Cioran bekennt, lesen könne und wolle er nur wie eine Concierge, indem er sich mit dem Autor und dem Buch identifiziere, jede andere Art des Lesens sei Leichenfledderei. Wird der Beruf der Concierge noch ausgeübt? In der klassischen Form, die uns etwa aus Simenons Maigret-Romanen vertraut ist, wird die Concierge, ähnlich wie der Schaffner, Gepäckträger oder Schuhputzer, inzwischen ein Opfer des Fortschritts geworden sein. Anders als dem Schaffner, dem Gepäckträger waren ihr lange Stunden der Stille in einem separaten Raum beschieden, wie geschaffen für das Lesen in einer Zeit, als die elektrischen Bildmedien noch nicht ungehindert wüteten. Ciorans bevorzugte Autoren, mit denen er sich stärker noch als mit anderen identifizierte, waren drei Autorinnen, nämlich Teresa von Avila, Charlotte Brontë und Emily Dickinson.

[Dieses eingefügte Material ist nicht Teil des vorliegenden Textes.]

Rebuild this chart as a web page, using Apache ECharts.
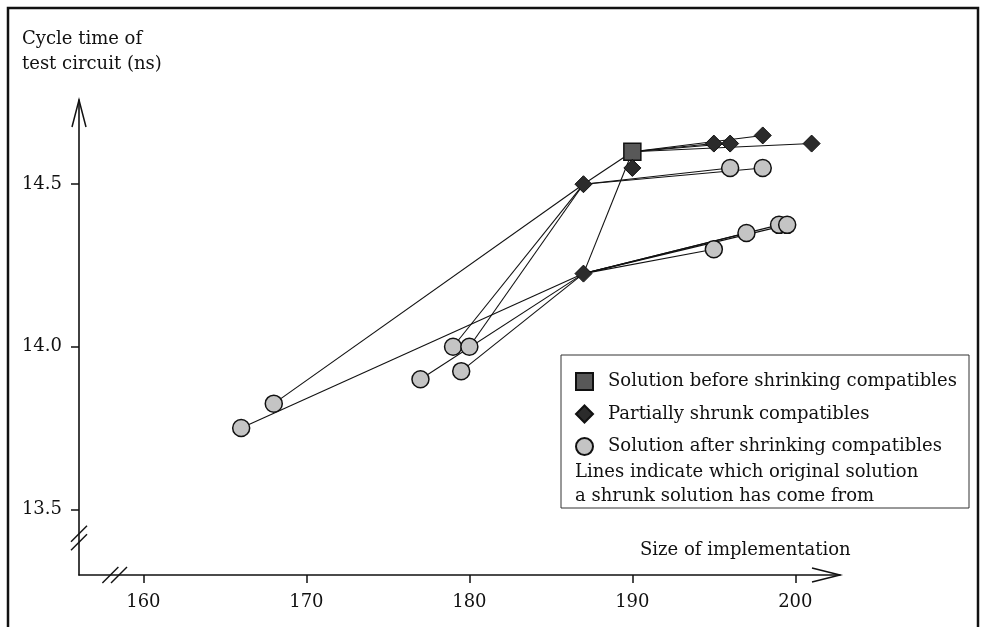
<!DOCTYPE html>
<html>
<head>
<meta charset="utf-8">
<script src="https://cdn.jsdelivr.net/npm/echarts@6/dist/echarts.min.js"></script>
<style>
  html, body { margin: 0; padding: 0; background: #fff; }
  #chart { width: 986px; height: 627px; }
</style>
</head>
<body>
<div id="chart"></div>
<script>
// Solution before shrinking compatibles
const originalX = [190];
const originalY = [14.6];

// Partially shrunk compatibles
const partialX = [187, 190, 195, 196, 198, 201, 187];
const partialY = [14.5, 14.55, 14.625, 14.625, 14.65, 14.625, 14.225];

// Solutions after shrinking compatibles
const shrunkX = [196, 198, 195, 197, 199, 199.5, 179, 180, 179.5, 177, 168, 166];
const shrunkY = [14.55, 14.55, 14.3, 14.35, 14.375, 14.375, 14.0, 14.0, 13.925, 13.9, 13.825, 13.75];

// Lineage links: [from index, to index]
const originalToPartial = [[0, 0], [0, 1], [0, 2], [0, 3], [0, 4], [0, 5], [0, 6]];
const partialToShrunk = [[0, 0], [0, 1], [0, 6], [0, 7], [0, 10],
                         [6, 2], [6, 3], [6, 4], [6, 5], [6, 8], [6, 9], [6, 11]];

// Axis ticks and extents
const xTicks = [160, 170, 180, 190, 200];
const yTicks = [13.5, 14.0, 14.5];
const xRange = [156.05, 202.74];
const yRange = [13.298, 14.759];
const xBreak = 158.24;
const yBreak = 13.412;

const seriesNames = [
  'Solution before shrinking compatibles',
  'Partially shrunk compatibles',
  'Solution after shrinking compatibles'
];

const FONT = 'DejaVu Serif';
const FS = 18;
const INK = '#111';

const pts = (xs, ys) => xs.map((x, i) => [x, ys[i]]);
const linkData = [];
originalToPartial.forEach(([a, b]) => {
  linkData.push({ coords: [[originalX[a], originalY[a]], [partialX[b], partialY[b]]] });
});
partialToShrunk.forEach(([a, b]) => {
  linkData.push({ coords: [[partialX[a], partialY[a]], [shrunkX[b], shrunkY[b]]] });
});

const chart = echarts.init(document.getElementById('chart'), null, { renderer: 'canvas' });

const axisText = { fontFamily: FONT, fontSize: FS, color: INK };

chart.setOption({
  animation: false,
  backgroundColor: '#fff',
  grid: { left: 79, top: 100, width: 761, height: 475, containLabel: false },
  xAxis: {
    type: 'value',
    min: xRange[0], max: xRange[1],
    axisLine: { show: true, onZero: false, lineStyle: { color: INK, width: 1.6 } },
    axisTick: { show: true, customValues: xTicks, length: 8, lineStyle: { color: INK, width: 1.5 } },
    axisLabel: Object.assign({ customValues: xTicks, margin: 18, formatter: v => String(v) }, axisText),
    splitLine: { show: false }
  },
  yAxis: {
    type: 'value',
    min: yRange[0], max: yRange[1],
    axisLine: { show: true, onZero: false, lineStyle: { color: INK, width: 1.6 } },
    axisTick: { show: true, customValues: yTicks, length: 8, lineStyle: { color: INK, width: 1.5 } },
    axisLabel: Object.assign({ customValues: yTicks, margin: 17, formatter: v => v.toFixed(1) }, axisText),
    splitLine: { show: false }
  },
  legend: {
    orient: 'vertical',
    left: 575, top: 372,
    padding: 0,
    itemWidth: 17, itemHeight: 17, itemGap: 13.5,
    selectedMode: false,
    data: seriesNames,
    textStyle: { fontFamily: FONT, fontSize: FS, color: INK, lineHeight: 19, padding: [0, 0, 0, 10] }
  },
  series: [
    {
      type: 'lines',
      coordinateSystem: 'cartesian2d',
      silent: true,
      z: 1,
      lineStyle: { color: INK, width: 1.1, opacity: 1 },
      data: linkData
    },
    {
      name: seriesNames[0],
      type: 'scatter',
      symbol: 'rect',
      symbolSize: 17,
      z: 3,
      itemStyle: { color: '#585858', borderColor: INK, borderWidth: 1.5, opacity: 1 },
      data: pts(originalX, originalY)
    },
    {
      name: seriesNames[2],
      type: 'scatter',
      symbol: 'circle',
      symbolSize: 17,
      z: 3,
      itemStyle: { color: '#c4c4c4', borderColor: INK, borderWidth: 1.5, opacity: 1 },
      data: pts(shrunkX, shrunkY)
    },
    {
      name: seriesNames[1],
      type: 'scatter',
      symbol: 'diamond',
      symbolSize: 17,
      z: 4,
      itemStyle: { color: '#2b2b2b', borderColor: INK, borderWidth: 1, opacity: 1 },
      data: pts(partialX, partialY)
    }
  ]
});

// Decorations: frame, axis titles, arrowheads, axis breaks, legend box and note
const px = (x, y) => chart.convertToPixel({ gridIndex: 0 }, [x, y]);
const yTip = px(xRange[0], yRange[1]);
const xTip = px(xRange[1], yRange[0]);
const yBr = px(xRange[0], yBreak);
const xBr = px(xBreak, yRange[0]);

const stroke = (w) => ({ stroke: INK, lineWidth: w, fill: null });
const breakMarks = (c, vertical) => {
  const out = [];
  [-4.3, 4.3].forEach(off => {
    const cx = vertical ? c[0] : c[0] + off;
    const cy = vertical ? c[1] + off : c[1];
    out.push({ type: 'line', z: 10, silent: true,
      shape: { x1: cx - 8, y1: cy + 8, x2: cx + 8, y2: cy - 8 }, style: stroke(1.4) });
  });
  return out;
};

chart.setOption({
  graphic: [
    // figure frame
    { type: 'polyline', silent: true, z: 10,
      shape: { points: [[8, 627], [8, 8], [978, 8], [978, 627]] }, style: stroke(2.5) },
    // axis titles
    { type: 'text', left: 22, top: 27, silent: true,
      style: { text: 'Cycle time of\ntest circuit (ns)', font: `${FS}px "${FONT}"`, fill: INK, lineHeight: 25 } },
    { type: 'text', left: 640, top: 541, silent: true,
      style: { text: 'Size of implementation', font: `${FS}px "${FONT}"`, fill: INK } },
    // arrowheads
    { type: 'polyline', silent: true, z: 10,
      shape: { points: [[yTip[0] - 7, yTip[1] + 27], [yTip[0], yTip[1]], [yTip[0] + 7, yTip[1] + 27]] },
      style: stroke(1.5) },
    { type: 'polyline', silent: true, z: 10,
      shape: { points: [[xTip[0] - 28, xTip[1] - 7], [xTip[0], xTip[1]], [xTip[0] - 28, xTip[1] + 7]] },
      style: stroke(1.5) },
    ...breakMarks(yBr, true),
    ...breakMarks(xBr, false),
    // legend box and note
    { type: 'rect', silent: true, z: -1,
      shape: { x: 561, y: 355, width: 408, height: 153 },
      style: { fill: '#fff', stroke: '#333', lineWidth: 1 } },
    { type: 'text', left: 575, top: 460, silent: true,
      style: { text: 'Lines indicate which original solution\na shrunk solution has come from',
               font: `${FS}px "${FONT}"`, fill: INK, lineHeight: 24 } }
  ]
});
</script>
</body>
</html>
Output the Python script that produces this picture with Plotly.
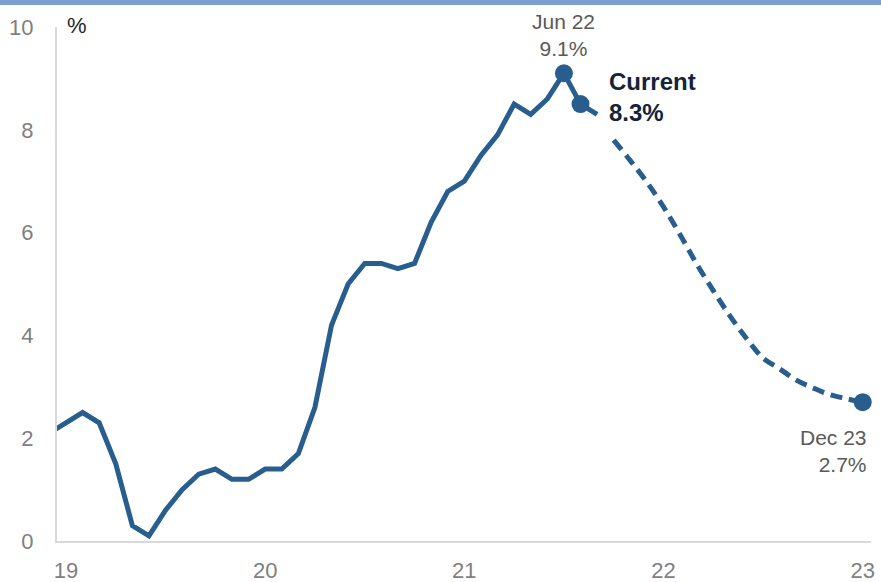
import plotly.graph_objects as go

# months since Dec 2019 (0 = Dec 19, 12 = Dec 20, ...)
actual_months = list(range(-1, 33))  # Nov 19 .. Aug 22
actual_values = [2.1, 2.3, 2.5, 2.3, 1.5, 0.3, 0.1, 0.6, 1.0, 1.3, 1.4, 1.2, 1.2, 1.4,
                 1.4, 1.7, 2.6, 4.2, 5.0, 5.4, 5.4, 5.3, 5.4, 6.2, 6.8, 7.0,
                 7.5, 7.9, 8.5, 8.3, 8.6, 9.1, 8.5, 8.3]

proj_months = list(range(33, 49))  # Sep 22 .. Dec 23
proj_values = [7.8, 7.4, 6.98, 6.5, 5.96, 5.39, 4.87, 4.38, 3.94, 3.56, 3.35,
               3.13, 2.98, 2.85, 2.77, 2.7]

marker_months = [30, 31, 48]
marker_values = [9.1, 8.5, 2.7]

tick_vals = [0, 12, 24, 36, 48]
tick_text = ["19", "20", "21", "22", "23"]
y_ticks = [0, 2, 4, 6, 8, 10]

LINE = "#285e8e"
FONT = "Liberation Sans, Arial, sans-serif"

fig = go.Figure()
fig.add_trace(go.Scatter(x=actual_months, y=actual_values, mode="lines",
                         line=dict(color=LINE, width=5), hoverinfo="skip"))
fig.add_trace(go.Scatter(x=proj_months, y=proj_values, mode="lines",
                         line=dict(color=LINE, width=5, dash="12px,7px", shape="spline"),
                         hoverinfo="skip"))
fig.add_trace(go.Scatter(x=marker_months, y=marker_values, mode="markers",
                         marker=dict(color=LINE, size=18), cliponaxis=False,
                         hoverinfo="skip"))

fig.update_layout(
    width=881, height=582,
    margin=dict(l=57, r=10, t=27, b=41, autoexpand=False),
    paper_bgcolor="white", plot_bgcolor="white",
    showlegend=False,
    font=dict(family=FONT, size=21, color="#7f7f7f"),
    xaxis=dict(range=[-0.54, 48.5], tickvals=tick_vals, ticktext=tick_text,
               showgrid=False, zeroline=False, showline=True, linecolor="#d9d9d9",
               linewidth=2, ticks="", ticklabelstandoff=9, automargin=False,
               tickfont=dict(size=22, color="#7f7f7f")),
    yaxis=dict(range=[0, 10], tickvals=y_ticks, showgrid=False, zeroline=False,
               showline=True, linecolor="#d9d9d9", linewidth=2, ticks="",
               ticklabelstandoff=17, automargin=False,
               tickfont=dict(size=22, color="#7f7f7f")),
    shapes=[dict(type="rect", xref="paper", yref="paper",
                 x0=-0.2, x1=1.2, y0=1 + 22 / 514, y1=1 + 30 / 514,
                 fillcolor="#7c9ed2", line=dict(width=0), layer="above")],
)

fig.add_annotation(xref="paper", x=0.01, y=10, xanchor="left", yanchor="middle",
                   yshift=2, text="%", showarrow=False,
                   font=dict(size=22, color="#262626"))
fig.add_annotation(x=marker_months[0], y=marker_values[0], text="Jun 22<br>9.1%",
                   showarrow=False, xanchor="center", yanchor="bottom", yshift=11,
                   align="center", font=dict(size=21, color="#595959"))
fig.add_annotation(x=marker_months[1], y=marker_values[1], text="<b>Current<br>8.3%</b>",
                   showarrow=False, xanchor="left", yanchor="middle", xshift=26, yshift=7,
                   align="left", font=dict(size=24, color="#13243a"))
fig.add_annotation(x=marker_months[2], y=marker_values[2], text="Dec 23<br>2.7%",
                   showarrow=False, xanchor="right", yanchor="top", xshift=6, yshift=-22,
                   align="right", font=dict(size=21, color="#595959"))

fig.write_html("out.html", config={"displayModeBar": False},
               post_script="document.body.style.margin='0';document.body.style.overflow='hidden';")
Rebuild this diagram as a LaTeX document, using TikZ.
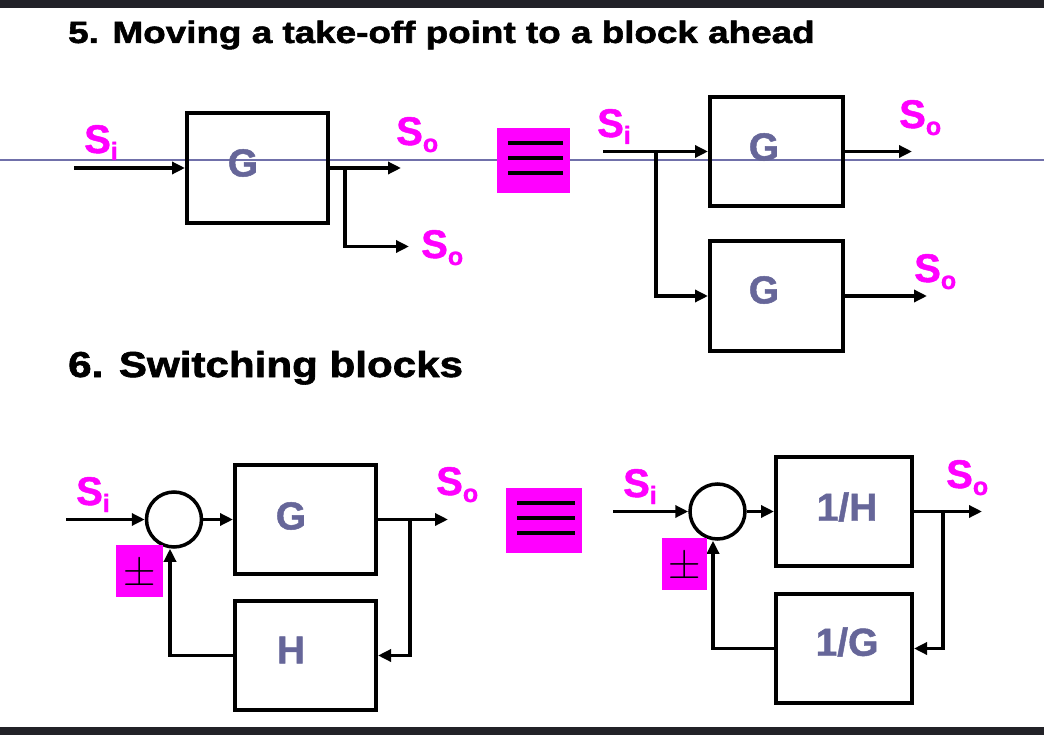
\documentclass[tikz,border=0pt]{standalone}
\usepackage{fontspec}
\setmainfont{Liberation Sans}
\newfontfamily\heavyfont[FakeBold=1.6]{Liberation Sans Bold}
\newfontfamily\boldfont[FakeBold=1.2]{Liberation Sans Bold}
\newfontfamily\lmfont{Latin Modern Roman}
\usetikzlibrary{arrows.meta}
\definecolor{sigmag}{RGB}{255,0,255}
\definecolor{blkblue}{RGB}{102,102,153}
\definecolor{rulecol}{RGB}{112,112,170}
\definecolor{band}{RGB}{34,34,40}
\newcommand{\sigS}[1]{S\raisebox{-7pt}{\fontsize{25}{25}\selectfont #1}}
\tikzset{
  blk/.style={draw, line width=4pt, inner sep=0pt},
  lbl/.style={font=\fontsize{39}{39}\boldfont, text=blkblue, inner sep=0pt},
  sig/.style={font=\fontsize{40}{40}\boldfont, text=sigmag, inner sep=0pt, anchor=base west},
  ttl/.style={anchor=base west, inner sep=0pt},
  wire/.style={line width=3.5pt},
  flow/.style={wire, -{Triangle[length=13pt,width=12pt]}},
  sumpt/.style={circle, draw, line width=3.5pt, minimum size=55pt, inner sep=0pt},
  pmbox/.style={fill=sigmag, inner sep=0pt, font=\fontsize{45}{45}\lmfont},
  eqv/.style={fill=sigmag, inner sep=0pt},
  bar/.style={line width=4.5pt},
}
\begin{document}
\begin{tikzpicture}[x=1pt,y=-1pt]
    \useasboundingbox (0,0) rectangle (1044,735);
    \fill[white] (0,0) rectangle (1044,735);
    \fill[band] (0,0) rectangle (1044,8);
    \fill[band] (0,727) rectangle (1044,735);
    \draw[rulecol, line width=1.5pt] (0,160) -- (1044,160);

    \node[ttl, font=\fontsize{30.7}{30.7}\heavyfont] (ttlA) at (68,43) {\scalebox{1.2}[1]{5. Moving a take-off point to a block ahead}};
    \node[ttl, font=\fontsize{36}{36}\heavyfont] (ttlB) at (68,377) {\scalebox{1.17}[1]{6. Switching blocks}};

    % 5, before
    \node[blk, minimum width=141, minimum height=110] (gA) at (257.5,168) {};
    \node[lbl] (gAt) at (243,163) {G};
    \coordinate (inA) at (74,168);
    \coordinate (tapA) at (345,168);
    \coordinate (outA) at (401,168);
    \coordinate (outA2) at (409,246.5);
    \draw[flow] (inA) -- (gA.west);
    \draw[flow] (gA.east) -- (outA);
    \draw[flow] (tapA) |- (outA2);
    \node[sig] (siA) at (84,153) {\sigS{i}};
    \node[sig] (soA) at (396,145) {\sigS{o}};
    \node[sig] (soA2) at (421,258) {\sigS{o}};

    \node[eqv, minimum width=73, minimum height=65] (eqA) at (533.5,160.5) {};
    \foreach \dy in {-17.5,-2.5,12.5}
        \draw[bar] ([xshift=-25.5,yshift=-\dy]eqA.center) -- ++(55,0);

    % 5, after
    \node[blk, minimum width=133, minimum height=109] (gB) at (776.5,151.5) {};
    \node[lbl] (gBt) at (764,147) {G};
    \node[blk, minimum width=133, minimum height=110] (gC) at (776.5,296) {};
    \node[lbl] (gCt) at (764,290) {G};
    \coordinate (inB) at (603,151.5);
    \coordinate (tapB) at (656,151.5);
    \coordinate (outB) at (912,151.5);
    \coordinate (outC) at (927,296);
    \draw[flow] (inB) -- (gB.west);
    \draw[flow] (tapB) |- (gC.west);
    \draw[flow] (gB.east) -- (outB);
    \draw[flow] (gC.east) -- (outC);
    \node[sig] (siB) at (597,137) {\sigS{i}};
    \node[sig] (soB) at (899,128) {\sigS{o}};
    \node[sig] (soC) at (914,282) {\sigS{o}};

    % 6, before
    \node[sumpt] (sumA) at (174,519.5) {};
    \node[blk, minimum width=141, minimum height=109] (gD) at (305.5,519.5) {};
    \node[lbl] (gDt) at (291,516) {G};
    \node[blk, minimum width=141, minimum height=109] (hD) at (305.5,655.5) {};
    \node[lbl] (hDt) at (291,650) {H};
    \coordinate (inD) at (66,519.5);
    \coordinate (tapD) at (410,519.5);
    \coordinate (outD) at (448,519.5);
    \draw[flow] (inD) -- (sumA.west);
    \draw[flow] (sumA.east) -- (gD.west);
    \draw[flow] (gD.east) -- (outD);
    \draw[flow] (tapD) |- (hD.east);
    \draw[flow] (hD.west) -| ([xshift=-4]sumA.south);
    \node[pmbox, minimum width=47, minimum height=52] (pmA) at (139.5,571) {±};
    \node[sig] (siD) at (76,505) {\sigS{i}};
    \node[sig] (soD) at (436,495) {\sigS{o}};

    \node[eqv, minimum width=76, minimum height=65] (eqB) at (544,520.5) {};
    \foreach \dy in {-17.5,-2.5,12.5}
        \draw[bar] ([xshift=-27,yshift=-\dy]eqB.center) -- ++(58,0);

    % 6, after
    \node[sumpt] (sumB) at (717.5,511.5) {};
    \node[blk, minimum width=136, minimum height=109] (hB) at (844,511.5) {};
    \node[lbl] (hBt) at (847,507) {1/H};
    \node[blk, minimum width=136, minimum height=109] (gE) at (844,648.5) {};
    \node[lbl] (gEt) at (847,642) {1/G};
    \coordinate (inB2) at (613,511.5);
    \coordinate (tapE) at (943,511.5);
    \coordinate (outE) at (982,511.5);
    \draw[flow] (inB2) -- (sumB.west);
    \draw[flow] (sumB.east) -- (hB.west);
    \draw[flow] (hB.east) -- (outE);
    \draw[flow] (tapE) |- (gE.east);
    \draw[flow] (gE.west) -| ([xshift=-4.5]sumB.south);
    \node[pmbox, minimum width=45, minimum height=52] (pmB) at (684.5,564) {±};
    \node[sig] (siE) at (623,497) {\sigS{i}};
    \node[sig] (soE) at (946,488) {\sigS{o}};
\end{tikzpicture}
\end{document}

Die Gründe für diese Bevorzugung werden nur angedeutet und nicht näher ausgeführt, und schon gar nicht betätigt Cioran sich als philosophischer, theologischer oder literaturwissenschaftlicher Pathologe ihrer Biographien und Werke. In Sebalds Prosawerk ist die klassische Concierge nicht vertreten, sie wäre als eine Unterart innerhalb der Gattung der Empfangsdamen darzustellen. Bei den Empfangsdamen stoßen wir auf keine Leserin. Als Inhaberin eines Antiquariats wäre Penelope Peacefull prädestiniert für die Lektüre, stattdessen löst sie ein Kreuzworträtsel. Die Dame mit der altmodisch gewellten Frisur am Kassentisch im Ghettomuseum Theresienstadt häkelt, die Dame von sehr stattlichem Format in der Casa Bonaparte Ajaccio schlummert. Die verschreckte junge Frau im Viktoriahotel Lowestoft, auf die der Erzähler erst nach längerem Wandern durch die völlig verlassenen Räume stößt, könnte beim Lesen aufgeschreckt worden sein. Aussichtsreichste Kandidatin ist aber die Mesnerin in der Chiesa Sant’Anastasia, die hinter einem Holzverschlag über einen geeigneten Rückzugsraum, wenn nicht über eine Wohnung verfügt. Teresa von Avila könnte ihr den ihrer Stellung gemäßen Lesestoff bieten. Cioran hatte allerdings nicht verfügt, daß Philosoph und Concierge die gleichen Bücher lesen, auf die Art des Lesens kam es ihn an. Auch die junge Nonne und das junge Mädchen mit einer aus vielen farbigen Flecken geschneiderten Jacke um die Schultern im Zug nach Mailand, lesen offenbar auf die rechte Art, die eine im Brevier, die andere einen Bilderroman. Der Dichter bewundert den tiefen Ernst, mit dem sie jeweils die Blätter umwendeten.